Pendant ce temps, et malgré les invalidations à retardement par le Conseil d’Etat des autorisations accordées pour le Cruiser©, celui-ci continue d’être utilisé massivement, comme d’autres insecticides neurotoxiques systémiques.
Je vous propose donc un nouveau slogan, paraphrasant une formule élaborée par les services de l’Etat : « Les systémiques, c’est pas automatique », parce que les traitements préventifs génèrent souvent à terme plus de problèmes qu’ils n’en résolvent.
En effet, le bon sens et la logique médicale convergent ici : les soins phytosanitaires apportés aux plantes comme l’utilisation des médicaments prescrits aux hommes doivent en général être postérieurs aux constats des symptômes et à la détection des maladies.

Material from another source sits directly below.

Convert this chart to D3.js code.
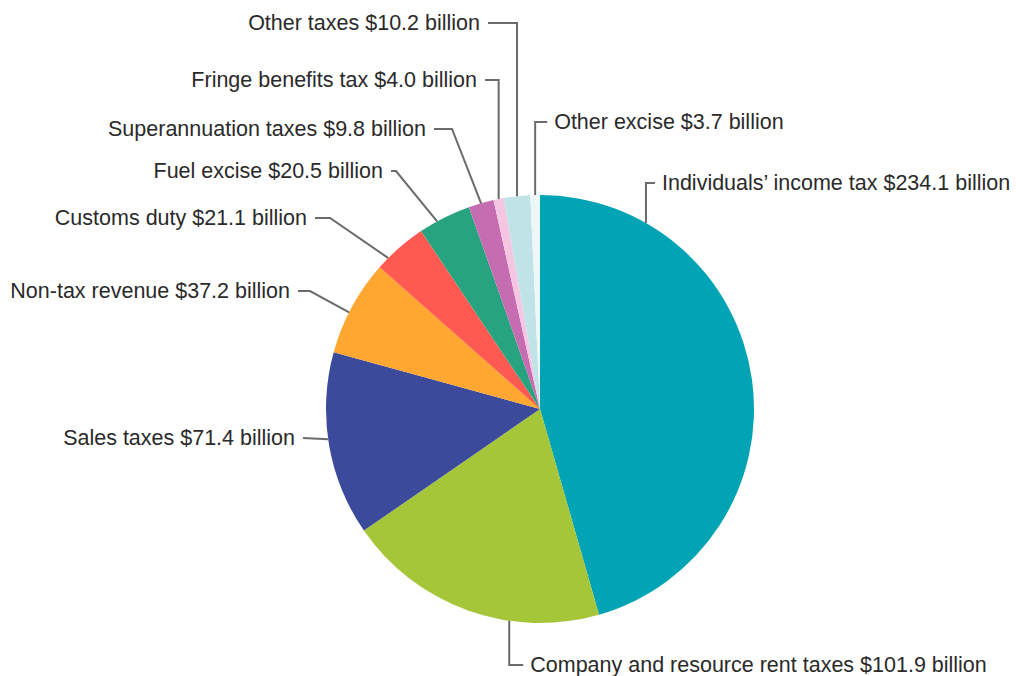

Contrairement aux vaccins qui stimulent la production d’anticorps (action endogène par définition), les neurotoxiques systémiques, véhiculés en continu par les végétaux, sont exogènes, agissent avec un large spectre de destruction et sont rémanents. Comme d’autres pesticides, leur diffusion dans l’environnement atteint la plupart des êtres vivants, de manière directe ou indirecte, avec des effets possibles sur l’homme et son alimentation.

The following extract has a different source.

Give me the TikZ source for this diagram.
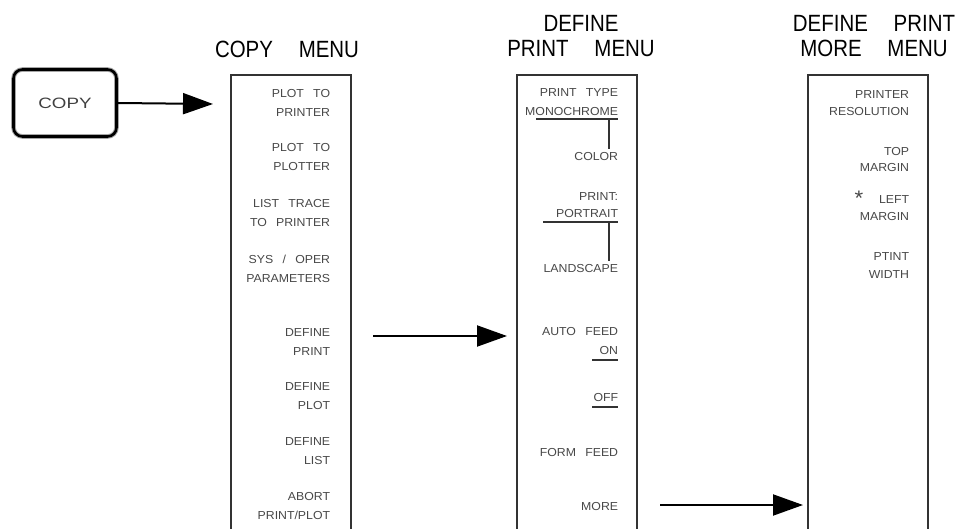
\documentclass[tikz,border=0pt]{standalone}
\usepackage{fontspec}
\setmainfont{Liberation Sans}
\newfontfamily\menufont[FakeStretch=1.06]{Liberation Sans}
\newfontfamily\titlefont[FakeStretch=0.87]{Liberation Sans}
\newfontfamily\keyfont[FakeStretch=1.25]{Liberation Sans}
\newcommand{\gap}{\hspace{0.8em}}
\newcommand{\tgap}{\hspace{1.1em}}
\usepackage{tikz}
\usetikzlibrary{arrows.meta,positioning,calc}

\begin{document}
\begin{tikzpicture}[x=1pt, y=-1pt,
        softkey/.style={anchor=east, align=right, inner sep=3.7pt, text=black!72, font=\menufont\fontsize{11.6}{19}\selectfont},
        menutitle/.style={align=center, inner sep=0pt, font=\titlefont\fontsize{23.5}{25}\selectfont},
        keybox/.style={rectangle, draw=black, line width=2.6pt, rounded corners=9pt, minimum width=103pt, minimum height=67pt,
            preaction={draw=black!35, line width=4.6pt}, font=\keyfont\fontsize{15}{18}\selectfont, text=black!75},
        frame/.style={draw=black!80, line width=1.3pt},
        uline/.style={draw=black!80, line width=1.3pt},
        arrow/.style={-{Triangle[length=30pt, width=21pt]}, line width=2pt}
    ]
    \useasboundingbox (0,0) rectangle (966,529);

    % Hard key
    \node[keybox] (copykey) at (65,103) {COPY};

    % Menu frames (open at the bottom)
    \draw[frame] (231,529) |- (351,75) -- (351,529);
    \draw[frame] (517,529) |- (637,75) -- (637,529);
    \draw[frame] (808,529) |- (928,75) -- (928,529);

    % Titles
    \node[menutitle] (copytitle) at (287,49) {COPY\tgap MENU};
    \node[menutitle] (printtitle) at (581,36.5) {DEFINE\\PRINT\tgap MENU};
    \node[menutitle] (moretitle) at (874,36.5) {DEFINE\tgap PRINT\\MORE\tgap MENU};

    % COPY MENU softkeys
    \node[softkey] (plotprn) at (334,102.5) {PLOT\gap TO\\PRINTER};
    \node[softkey] (plotplt) at (334,157.5) {PLOT\gap TO\\PLOTTER};
    \node[softkey] (listtrace) at (334,213.5) {LIST\gap TRACE\\TO\gap PRINTER};
    \node[softkey] (sysoper) at (334,268.5) {SYS\gap /\gap OPER\\PARAMETERS};
    \node[softkey] (defprint) at (334,342) {DEFINE\\PRINT};
    \node[softkey] (defplot) at (334,396.5) {DEFINE\\PLOT};
    \node[softkey] (deflist) at (334,451.5) {DEFINE\\LIST};
    \node[softkey] (abort) at (334,506.5) {ABORT\\PRINT/PLOT};

    % DEFINE PRINT MENU softkeys
    \node[softkey] (printtype) at (622,102.5) {PRINT\gap TYPE\\MONOCHROME};
    \node[softkey] (color) at (622,157) {COLOR};
    \node[softkey, font=\menufont\fontsize{11.6}{17}\selectfont] (orient) at (622,205.5) {PRINT:\\PORTRAIT};
    \node[softkey] (landscape) at (622,269) {LANDSCAPE};
    \node[softkey] (autofeed) at (622,341.5) {AUTO\gap FEED\\ON};
    \node[softkey] (off) at (622,398) {OFF};
    \node[softkey] (formfeed) at (622,453) {FORM\gap FEED};
    \node[softkey] (more) at (622,507) {MORE};

    % toggle marks
    \coordinate (monoL) at (536,119);
    \coordinate (monoR) at (618,119);
    \coordinate (monoT) at (609,119);
    \coordinate (portL) at (543,222);
    \coordinate (portR) at (618,222);
    \coordinate (portT) at (609,222);
    \draw[uline] (monoL) -- (monoR);
    \draw[uline] (monoT) -- (color.north -| monoT);
    \draw[uline] (portL) -- (portR);
    \draw[uline] (portT) -- (landscape.north -| portT);
    \draw[uline] ([xshift=-30pt, yshift=-1pt]autofeed.south east) -- ([xshift=-4pt, yshift=-1pt]autofeed.south east);
    \draw[uline] ([xshift=-30pt, yshift=-1pt]off.south east) -- ([xshift=-4pt, yshift=-1pt]off.south east);

    % DEFINE PRINT MORE MENU softkeys
    \node[softkey, font=\menufont\fontsize{11.6}{17}\selectfont] (resolution) at (913,103.5) {PRINTER\\RESOLUTION};
    \node[softkey, font=\menufont\fontsize{11.6}{16}\selectfont] (topmargin) at (913,160) {TOP\\MARGIN};
    \node[softkey, font=\menufont\fontsize{11.6}{17}\selectfont] (leftmargin) at (913,208.5) {LEFT\\MARGIN};
    \node[text=black!72, font=\menufont\fontsize{21}{21}\selectfont, inner sep=0pt] (star) at (859,198) {*};
    \node[softkey, font=\menufont\fontsize{11.6}{18}\selectfont] (ptint) at (913,266) {PTINT\\WIDTH};

    % Arrows
    \coordinate (tipA) at (213,104);
    \coordinate (startB) at (373,336);
    \coordinate (tipB) at (507,336);
    \coordinate (startC) at (660,505);
    \coordinate (tipC) at (803,505);
    \draw[arrow] (copykey.east) -- (tipA);
    \draw[arrow] (startB) -- (tipB);
    \draw[arrow] (startC) -- (tipC);

\end{tikzpicture}
\end{document}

On comprend mieux alors comment des traces de pesticides sont relevées dans bon nombre de miels, bio ou non bio, même si elles sont infinitésimales et largement en dessous des seuils règlementaires. L’importation mal maitrisée de certains miels ne facilite pas non plus la garantie de qualité des miels vendus dans les grandes surfaces.
L’abeille en ville, quant à elle, se porte bien. Alors que s’aggravent les difficultés rencontrées dans les zones d’agriculture industrielle, nos ruches parisiennes prospèrent et nos colonies urbaines produisent des miels variés, abondants et convoités.
L’immense succès de nos fêtes du miel traduit bien la popularité de nos abeilles, devenues emblèmes de la qualité de notre environnement. La société civile prend conscience et se mobilise, sans pour autant que nos élus, très sollicités par les lobbies, ne prennent la mesure du désastre, y compris lorsqu’il s’agit d’engager la lutte contre le frelon asiatique.
Pourtant, l’intérêt manifesté à l’égard de notre abeille ne fait que croître. Les inscriptions à nos cours d’apiculture dépassent de 200% nos capacités d’accueil. La participation à l’examen pour l’obtention de notre diplôme avoisine les 90%.
Nos partenariats pour l’implantation de nouveaux ruchers se multiplient : Institut National des Jeunes Sourds, Jardin des Plantes et Muséum, Conseils Généraux de Seine Saint Denis et des Hauts de Seine, École Centrale Paris, Crédit Municipal de Paris, Jardin d’Acclimatation, Jardins partagés de la ville de Paris, Maison de la radio. D’autres collaborations se mettent en place : avec l’Hôtel du Louvre, avec des entreprises proches de l’esprit du commerce équitable, avec les Monuments Nationaux.
Notre expertise concernant l’implantation de ruchers en ville dans le domaine public est désormais reconnue dans le cadre de la commission apicole de Paris, présidée par Fabienne Giboudeaux, Adjointe au Maire chargée de l’environnement.
A notre initiative, sous l’égide de la ville et du Muséum d’Histoire Naturelle, avec l’ensemble des organisations apicoles, un piégeage de détection de l’arrivée du Vespa velutina nigri thorax a été mis en place. Il s’agit maintenant de le reconduire et d’impliquer l’ensemble des services de l’État.